The Fiscal Crisis in the States

How the States Went from Boom to Bust

By Nicholas W. Jenny

Nicholas W. Jenny is a Senior Policy Analyst of the Nelson A. Rockefeller Institute of Government and its Fiscal Studies Program's primary researcher on state revenue and tax issues and trends. He authors its quarterly State Revenue Report, which tracks and analyzes trends in state tax collections and the economic factors underlying trends in state revenues, as well as the State Fiscal Brief series, which presents more a in-depth analysis of various state fiscal issues. He joined the Institute as a Fiscal Researcher in 1998, and became Senior Policy Analyst in 2001. He has an MA in Political Science and is a Ph.D. candidate at the Rockefeller College of Public Affairs and Policy.

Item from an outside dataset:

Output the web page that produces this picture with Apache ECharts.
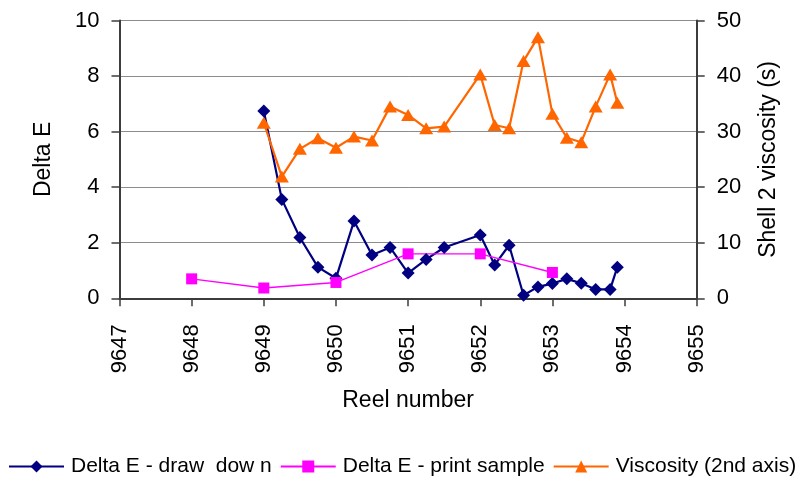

State budget deficits are larger than they have been in at least a generation. For the most part, this was due to the revenue crash of 2001-2002, which was more severe than that of recent recessions and out of proportion to the severity of the 2001-2002 recession. Much of the crash was due to the same factors that created a revenue boom in the 1990s: capital gains, wages for top executives, some taxed stock options, bonuses, and other kinds of income that were related to investment. Because the economy and stock market are recovering slowly and because high levels of personal consumption cannot be sustained, it is likely that the states face a painful fiscal future for some time to come.